## [GIVEN MATERIAL]
-.-.-
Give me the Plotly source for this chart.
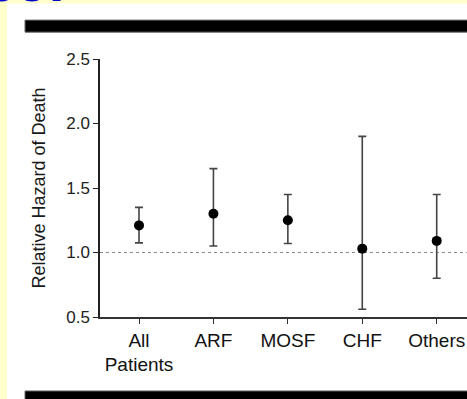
import plotly.graph_objects as go

categories = ["All<br>Patients", "ARF", "MOSF", "CHF", "Others"]
hazard = [1.21, 1.30, 1.25, 1.03, 1.09]
ci_upper = [1.35, 1.65, 1.45, 1.90, 1.45]
ci_lower = [1.075, 1.05, 1.07, 0.56, 0.80]
y_ticks = [0.5, 1.0, 1.5, 2.0, 2.5]
y_tick_labels = ["0.5", "1.0", "1.5", "2.0", "2.5"]
reference_value = 1.0

W, H = 467, 399
L, R, T, B = 100, 0, 59.3, 82.3
pw, ph = W - L - R, H - T - B

def px(x):
    return (x - L) / pw

def py(y):
    return (H - B - y) / ph

fig = go.Figure()
fig.add_trace(go.Scatter(
    x=list(range(len(categories))), y=hazard, mode="markers",
    marker=dict(color="black", size=10),
    error_y=dict(type="data", symmetric=False,
                 array=[u - h for u, h in zip(ci_upper, hazard)],
                 arrayminus=[h - l for h, l in zip(hazard, ci_lower)],
                 color="#444444", thickness=1.6, width=4),
    cliponaxis=False, showlegend=False,
))

shapes = [
    # white panel
    dict(type="rect", xref="paper", yref="paper", x0=px(7), x1=px(470), y0=py(4), y1=py(402),
         fillcolor="white", line=dict(width=0), layer="below"),
    # top black bar
    dict(type="rect", xref="paper", yref="paper", x0=px(25), x1=px(470), y0=py(20.5), y1=py(32.5),
         fillcolor="black", line=dict(color="#666666", width=1), layer="above"),
    # bottom black bar
    dict(type="rect", xref="paper", yref="paper", x0=px(25), x1=px(470), y0=py(390.5), y1=py(402),
         fillcolor="black", line=dict(color="#666666", width=1), layer="above"),
    # reference line
    dict(type="line", xref="paper", yref="y", x0=0, x1=1, y0=reference_value, y1=reference_value,
         line=dict(color="#8a8a8a", width=1.2, dash="dot"), layer="below"),
]

fig.update_layout(
    width=W, height=H,
    margin=dict(l=L, r=R, t=T, b=B, pad=0),
    paper_bgcolor="#FFFFCC", plot_bgcolor="white",
    font=dict(family="Liberation Sans, Arial, sans-serif", color="#1a1a1a"),
    shapes=shapes,
    annotations=[dict(text="<b>ce:</b>", xref="paper", yref="paper",
                      x=px(68), y=py(15.5), xanchor="right", yanchor="bottom",
                      showarrow=False, font=dict(size=56, color="#0000CC",
                                                 family="Liberation Sans, Arial, sans-serif"))],
    xaxis=dict(range=[-0.524, 4.407], tickvals=list(range(len(categories))), ticktext=categories,
               showgrid=False, zeroline=False, showline=True, linecolor="#333333", linewidth=1.5,
               ticks="outside", ticklen=5, tickwidth=1.2, tickcolor="#333333",
               tickfont=dict(size=19, color="#111111")),
    yaxis=dict(range=[0.5, 2.5], tickvals=y_ticks, ticktext=y_tick_labels,
               showgrid=False, zeroline=False, showline=True, linecolor="#222222", linewidth=1.5,
               ticks="outside", ticklen=5, tickwidth=1.2, tickcolor="#222222",
               tickfont=dict(size=17, color="#222222"),
               title=dict(text="Relative Hazard of Death", font=dict(size=18, color="#1a1a1a"), standoff=16)),
)

fig.write_html("out.html", config={"displayModeBar": False},
               post_script="document.body.style.margin='0';document.body.style.overflow='hidden';")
-.-.-
## [REQUIREMENT]
Restate the material word for word from its first line through the line containing "return (H - B - y) / ph", both included; the pictures do not belong in it.

## [SOLUTION TO THIS EXERCISE]
Give me the Plotly source for this chart.
import plotly.graph_objects as go

categories = ["All<br>Patients", "ARF", "MOSF", "CHF", "Others"]
hazard = [1.21, 1.30, 1.25, 1.03, 1.09]
ci_upper = [1.35, 1.65, 1.45, 1.90, 1.45]
ci_lower = [1.075, 1.05, 1.07, 0.56, 0.80]
y_ticks = [0.5, 1.0, 1.5, 2.0, 2.5]
y_tick_labels = ["0.5", "1.0", "1.5", "2.0", "2.5"]
reference_value = 1.0

W, H = 467, 399
L, R, T, B = 100, 0, 59.3, 82.3
pw, ph = W - L - R, H - T - B

def px(x):
    return (x - L) / pw

def py(y):
    return (H - B - y) / ph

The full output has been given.